The standoff started about 12:30 p.m. after police, who had obtained a list of his relatives from another relative who worked at the church, found the armed man parked in an Arlington driveway. The department's SWAT team joined officers there and quickly surrounded Jackson, using an armored police vehicle to block him in.

As Arlington police talked to Jackson over a loudspeaker and by cell phone throughout the afternoon, he sometimes held the gun to his head, Miller said. He was agitated but also talked about surrendering and "about things being perfect" at times, Miller said.

"He is very worked-up right now," Miller said Friday afternoon. "We are just trying to work through this with him. ... We're trying everything we can to end this peacefully."

During negotiations, Jackson, 32, suddenly drove around the police cars and through a yard, speeding out of the neighborhood, Miller said. He led police on a high-speed chase before shooting himself as he drove into the lake, Miller said.

Hale Elementary School, just across the street from the standoff area, was locked down and the 640 students were moved to the cafeteria for the afternoon, said Arlington schools spokeswoman Veronica Sopher. By early evening, most students had been picked up by their parents after leaving though back doors, she said.

Fort Worth police, who issued capital murder warrants for Jackson on Friday afternoon, were called to the couple's home at least twice since last month, Draper said.

In late September, Jackson called and said he was afraid the girls were home alone because no one would answer the door, Draper said.

A week ago, his wife called Fort Worth police and said her estranged husband was knocking on the door, ringing the doorbell and would not go away. But Jackson was gone when police arrived, Draper said.

The slayings shocked neighbors in this middle-class neighborhood of one-story brick houses and well-kept lawns.

A woman who knew the family arrived at the house Friday afternoon, then began wailing and collapsed in the street after hearing of the killings. As a police officer tried to console her, she screamed: "Why did he do it? He was so happy yesterday."

Neighbors said the children often rode bicycles and walked their dog around the neighborhood. Just last week, the boy was happily playing outside and when he politely asked a neighbor for a glass of water.

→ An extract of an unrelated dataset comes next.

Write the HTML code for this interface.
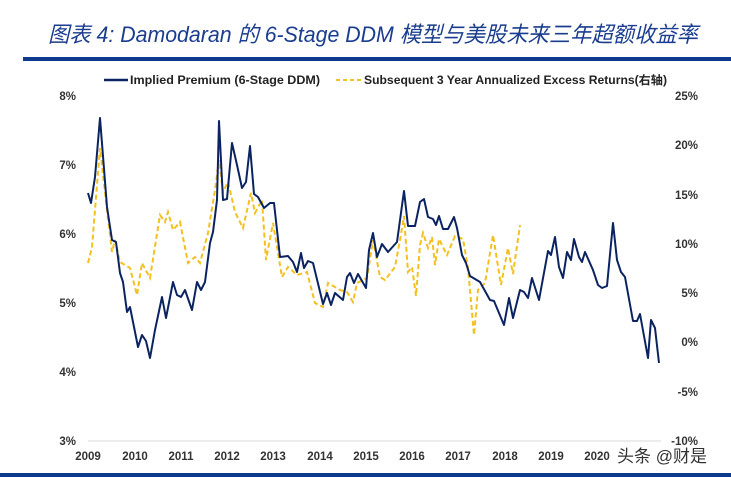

"I saw them last week, and they seemed fine," said Schawan Smith, who had gotten to know the family because the 4-year-old attended a Fort Worth day care run by Smith's mother. "I'm heartbroken because my kids played with them."

Jackson was friendly and often played in the yard with his stepchildren, who called him Daddy, neighbors said.

"He was the friendliest guy around," neighbor Tommy Talbott said. "He was a happy-go-lucky guy. Every time I saw him, he had a smile."

Another neighbor, Paula Bledsoe, said Jackson bought her parents' old car and then brought it back to show her elderly mother after he fixed it up. He also frequently asked how her mother was doing.

"It's a total shock, just terrible. I was praying it wasn't the kids," she said.